◆ Problem description: Write out the data again in full, exactly as it reads.

◆ Supplied data:
◇ ◇ ◇ ◇

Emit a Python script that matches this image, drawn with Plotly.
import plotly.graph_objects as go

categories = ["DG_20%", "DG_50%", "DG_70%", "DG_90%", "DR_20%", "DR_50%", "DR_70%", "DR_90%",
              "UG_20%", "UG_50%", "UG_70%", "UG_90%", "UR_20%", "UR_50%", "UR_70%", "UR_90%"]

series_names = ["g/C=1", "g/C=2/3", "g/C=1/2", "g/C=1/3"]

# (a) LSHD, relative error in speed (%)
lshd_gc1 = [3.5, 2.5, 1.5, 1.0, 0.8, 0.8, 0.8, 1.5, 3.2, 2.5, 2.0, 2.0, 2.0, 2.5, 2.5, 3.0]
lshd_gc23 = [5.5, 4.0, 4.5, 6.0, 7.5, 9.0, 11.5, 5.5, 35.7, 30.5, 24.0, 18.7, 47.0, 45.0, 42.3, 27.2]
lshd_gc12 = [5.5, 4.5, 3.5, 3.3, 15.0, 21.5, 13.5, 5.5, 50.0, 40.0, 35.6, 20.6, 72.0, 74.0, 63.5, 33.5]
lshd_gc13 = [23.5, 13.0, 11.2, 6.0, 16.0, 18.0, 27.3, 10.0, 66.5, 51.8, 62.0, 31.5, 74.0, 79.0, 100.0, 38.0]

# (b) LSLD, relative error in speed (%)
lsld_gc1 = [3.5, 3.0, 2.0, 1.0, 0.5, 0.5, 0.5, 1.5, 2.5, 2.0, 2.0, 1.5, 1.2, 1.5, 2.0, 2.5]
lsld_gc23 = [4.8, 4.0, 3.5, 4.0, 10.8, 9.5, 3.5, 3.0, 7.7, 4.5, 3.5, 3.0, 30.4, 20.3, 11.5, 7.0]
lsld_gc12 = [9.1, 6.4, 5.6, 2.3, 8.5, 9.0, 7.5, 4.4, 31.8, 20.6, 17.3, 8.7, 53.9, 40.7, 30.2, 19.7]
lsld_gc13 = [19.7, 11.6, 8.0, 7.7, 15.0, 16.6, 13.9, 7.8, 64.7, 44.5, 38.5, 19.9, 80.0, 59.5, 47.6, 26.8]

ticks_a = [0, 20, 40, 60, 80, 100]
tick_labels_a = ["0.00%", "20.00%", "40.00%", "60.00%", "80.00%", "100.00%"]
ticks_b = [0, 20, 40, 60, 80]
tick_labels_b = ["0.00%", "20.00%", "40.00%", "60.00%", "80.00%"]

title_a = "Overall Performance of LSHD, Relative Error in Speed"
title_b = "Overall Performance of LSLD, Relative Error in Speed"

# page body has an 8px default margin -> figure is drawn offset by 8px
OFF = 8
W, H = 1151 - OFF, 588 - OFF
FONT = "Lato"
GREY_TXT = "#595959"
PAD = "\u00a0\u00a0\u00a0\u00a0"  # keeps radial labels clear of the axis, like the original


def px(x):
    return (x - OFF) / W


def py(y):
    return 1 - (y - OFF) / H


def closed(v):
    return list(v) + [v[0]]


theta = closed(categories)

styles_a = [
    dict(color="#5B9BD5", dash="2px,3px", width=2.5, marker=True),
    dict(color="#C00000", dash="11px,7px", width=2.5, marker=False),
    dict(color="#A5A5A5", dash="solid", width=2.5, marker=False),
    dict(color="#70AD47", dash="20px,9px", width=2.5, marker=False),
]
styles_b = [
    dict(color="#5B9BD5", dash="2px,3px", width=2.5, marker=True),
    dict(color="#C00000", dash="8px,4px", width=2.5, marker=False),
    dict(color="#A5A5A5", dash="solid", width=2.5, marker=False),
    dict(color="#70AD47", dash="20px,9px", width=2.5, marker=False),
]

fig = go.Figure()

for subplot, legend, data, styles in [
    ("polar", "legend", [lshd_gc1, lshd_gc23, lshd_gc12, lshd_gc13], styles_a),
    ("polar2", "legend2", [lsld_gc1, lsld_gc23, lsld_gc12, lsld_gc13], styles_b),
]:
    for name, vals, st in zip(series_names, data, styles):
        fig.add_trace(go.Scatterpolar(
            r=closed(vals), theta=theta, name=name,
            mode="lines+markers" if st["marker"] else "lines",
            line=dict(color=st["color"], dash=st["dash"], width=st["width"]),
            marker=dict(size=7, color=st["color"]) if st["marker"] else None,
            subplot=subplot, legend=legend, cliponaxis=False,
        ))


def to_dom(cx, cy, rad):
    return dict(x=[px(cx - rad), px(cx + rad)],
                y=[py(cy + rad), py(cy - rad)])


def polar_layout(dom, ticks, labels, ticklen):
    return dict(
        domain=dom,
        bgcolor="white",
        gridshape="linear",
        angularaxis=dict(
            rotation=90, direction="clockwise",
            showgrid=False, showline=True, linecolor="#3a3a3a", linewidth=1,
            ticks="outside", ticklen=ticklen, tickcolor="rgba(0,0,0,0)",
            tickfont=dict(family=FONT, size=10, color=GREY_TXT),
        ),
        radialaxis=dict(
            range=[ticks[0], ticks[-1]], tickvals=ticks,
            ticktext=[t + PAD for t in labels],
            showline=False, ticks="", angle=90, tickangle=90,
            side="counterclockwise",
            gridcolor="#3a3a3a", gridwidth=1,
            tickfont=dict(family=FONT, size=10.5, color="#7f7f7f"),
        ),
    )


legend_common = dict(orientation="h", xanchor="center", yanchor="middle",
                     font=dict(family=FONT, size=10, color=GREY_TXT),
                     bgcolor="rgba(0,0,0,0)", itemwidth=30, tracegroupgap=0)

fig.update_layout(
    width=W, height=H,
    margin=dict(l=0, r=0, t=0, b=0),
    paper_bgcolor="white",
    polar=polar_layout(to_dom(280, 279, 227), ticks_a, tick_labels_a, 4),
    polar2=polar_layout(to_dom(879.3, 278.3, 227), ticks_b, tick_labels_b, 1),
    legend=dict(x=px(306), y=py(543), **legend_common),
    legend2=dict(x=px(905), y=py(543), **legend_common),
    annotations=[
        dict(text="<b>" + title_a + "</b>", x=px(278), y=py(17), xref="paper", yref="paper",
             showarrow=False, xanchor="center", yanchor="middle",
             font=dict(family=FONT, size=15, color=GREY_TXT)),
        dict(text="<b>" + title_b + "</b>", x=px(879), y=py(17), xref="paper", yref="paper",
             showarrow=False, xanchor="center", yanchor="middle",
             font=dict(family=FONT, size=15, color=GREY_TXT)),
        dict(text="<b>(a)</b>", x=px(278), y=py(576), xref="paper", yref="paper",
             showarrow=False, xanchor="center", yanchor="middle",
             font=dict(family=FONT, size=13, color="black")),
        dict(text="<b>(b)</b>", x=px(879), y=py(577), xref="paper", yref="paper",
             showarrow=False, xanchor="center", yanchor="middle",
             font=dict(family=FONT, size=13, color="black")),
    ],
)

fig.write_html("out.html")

◇ ◇ ◇ ◇

◆ Correct answer:
Emit a Python script that matches this image, drawn with Plotly.
import plotly.graph_objects as go

categories = ["DG_20%", "DG_50%", "DG_70%", "DG_90%", "DR_20%", "DR_50%", "DR_70%", "DR_90%",
              "UG_20%", "UG_50%", "UG_70%", "UG_90%", "UR_20%", "UR_50%", "UR_70%", "UR_90%"]

series_names = ["g/C=1", "g/C=2/3", "g/C=1/2", "g/C=1/3"]

# (a) LSHD, relative error in speed (%)
lshd_gc1 = [3.5, 2.5, 1.5, 1.0, 0.8, 0.8, 0.8, 1.5, 3.2, 2.5, 2.0, 2.0, 2.0, 2.5, 2.5, 3.0]
lshd_gc23 = [5.5, 4.0, 4.5, 6.0, 7.5, 9.0, 11.5, 5.5, 35.7, 30.5, 24.0, 18.7, 47.0, 45.0, 42.3, 27.2]
lshd_gc12 = [5.5, 4.5, 3.5, 3.3, 15.0, 21.5, 13.5, 5.5, 50.0, 40.0, 35.6, 20.6, 72.0, 74.0, 63.5, 33.5]
lshd_gc13 = [23.5, 13.0, 11.2, 6.0, 16.0, 18.0, 27.3, 10.0, 66.5, 51.8, 62.0, 31.5, 74.0, 79.0, 100.0, 38.0]

# (b) LSLD, relative error in speed (%)
lsld_gc1 = [3.5, 3.0, 2.0, 1.0, 0.5, 0.5, 0.5, 1.5, 2.5, 2.0, 2.0, 1.5, 1.2, 1.5, 2.0, 2.5]
lsld_gc23 = [4.8, 4.0, 3.5, 4.0, 10.8, 9.5, 3.5, 3.0, 7.7, 4.5, 3.5, 3.0, 30.4, 20.3, 11.5, 7.0]
lsld_gc12 = [9.1, 6.4, 5.6, 2.3, 8.5, 9.0, 7.5, 4.4, 31.8, 20.6, 17.3, 8.7, 53.9, 40.7, 30.2, 19.7]
lsld_gc13 = [19.7, 11.6, 8.0, 7.7, 15.0, 16.6, 13.9, 7.8, 64.7, 44.5, 38.5, 19.9, 80.0, 59.5, 47.6, 26.8]

ticks_a = [0, 20, 40, 60, 80, 100]
tick_labels_a = ["0.00%", "20.00%", "40.00%", "60.00%", "80.00%", "100.00%"]
ticks_b = [0, 20, 40, 60, 80]
tick_labels_b = ["0.00%", "20.00%", "40.00%", "60.00%", "80.00%"]

title_a = "Overall Performance of LSHD, Relative Error in Speed"
title_b = "Overall Performance of LSLD, Relative Error in Speed"

# page body has an 8px default margin -> figure is drawn offset by 8px
OFF = 8
W, H = 1151 - OFF, 588 - OFF
FONT = "Lato"
GREY_TXT = "#595959"
PAD = "\u00a0\u00a0\u00a0\u00a0"  # keeps radial labels clear of the axis, like the original


def px(x):
    return (x - OFF) / W


def py(y):
    return 1 - (y - OFF) / H


def closed(v):
    return list(v) + [v[0]]


theta = closed(categories)

styles_a = [
    dict(color="#5B9BD5", dash="2px,3px", width=2.5, marker=True),
    dict(color="#C00000", dash="11px,7px", width=2.5, marker=False),
    dict(color="#A5A5A5", dash="solid", width=2.5, marker=False),
    dict(color="#70AD47", dash="20px,9px", width=2.5, marker=False),
]
styles_b = [
    dict(color="#5B9BD5", dash="2px,3px", width=2.5, marker=True),
    dict(color="#C00000", dash="8px,4px", width=2.5, marker=False),
    dict(color="#A5A5A5", dash="solid", width=2.5, marker=False),
    dict(color="#70AD47", dash="20px,9px", width=2.5, marker=False),
]

fig = go.Figure()

for subplot, legend, data, styles in [
    ("polar", "legend", [lshd_gc1, lshd_gc23, lshd_gc12, lshd_gc13], styles_a),
    ("polar2", "legend2", [lsld_gc1, lsld_gc23, lsld_gc12, lsld_gc13], styles_b),
]:
    for name, vals, st in zip(series_names, data, styles):
        fig.add_trace(go.Scatterpolar(
            r=closed(vals), theta=theta, name=name,
            mode="lines+markers" if st["marker"] else "lines",
            line=dict(color=st["color"], dash=st["dash"], width=st["width"]),
            marker=dict(size=7, color=st["color"]) if st["marker"] else None,
            subplot=subplot, legend=legend, cliponaxis=False,
        ))


def to_dom(cx, cy, rad):
    return dict(x=[px(cx - rad), px(cx + rad)],
                y=[py(cy + rad), py(cy - rad)])


def polar_layout(dom, ticks, labels, ticklen):
    return dict(
        domain=dom,
        bgcolor="white",
        gridshape="linear",
        angularaxis=dict(
            rotation=90, direction="clockwise",
            showgrid=False, showline=True, linecolor="#3a3a3a", linewidth=1,
            ticks="outside", ticklen=ticklen, tickcolor="rgba(0,0,0,0)",
            tickfont=dict(family=FONT, size=10, color=GREY_TXT),
        ),
        radialaxis=dict(
            range=[ticks[0], ticks[-1]], tickvals=ticks,
            ticktext=[t + PAD for t in labels],
            showline=False, ticks="", angle=90, tickangle=90,
            side="counterclockwise",
            gridcolor="#3a3a3a", gridwidth=1,
            tickfont=dict(family=FONT, size=10.5, color="#7f7f7f"),
        ),
    )


legend_common = dict(orientation="h", xanchor="center", yanchor="middle",
                     font=dict(family=FONT, size=10, color=GREY_TXT),
                     bgcolor="rgba(0,0,0,0)", itemwidth=30, tracegroupgap=0)

fig.update_layout(
    width=W, height=H,
    margin=dict(l=0, r=0, t=0, b=0),
    paper_bgcolor="white",
    polar=polar_layout(to_dom(280, 279, 227), ticks_a, tick_labels_a, 4),
    polar2=polar_layout(to_dom(879.3, 278.3, 227), ticks_b, tick_labels_b, 1),
    legend=dict(x=px(306), y=py(543), **legend_common),
    legend2=dict(x=px(905), y=py(543), **legend_common),
    annotations=[
        dict(text="<b>" + title_a + "</b>", x=px(278), y=py(17), xref="paper", yref="paper",
             showarrow=False, xanchor="center", yanchor="middle",
             font=dict(family=FONT, size=15, color=GREY_TXT)),
        dict(text="<b>" + title_b + "</b>", x=px(879), y=py(17), xref="paper", yref="paper",
             showarrow=False, xanchor="center", yanchor="middle",
             font=dict(family=FONT, size=15, color=GREY_TXT)),
        dict(text="<b>(a)</b>", x=px(278), y=py(576), xref="paper", yref="paper",
             showarrow=False, xanchor="center", yanchor="middle",
             font=dict(family=FONT, size=13, color="black")),
        dict(text="<b>(b)</b>", x=px(879), y=py(577), xref="paper", yref="paper",
             showarrow=False, xanchor="center", yanchor="middle",
             font=dict(family=FONT, size=13, color="black")),
    ],
)

fig.write_html("out.html")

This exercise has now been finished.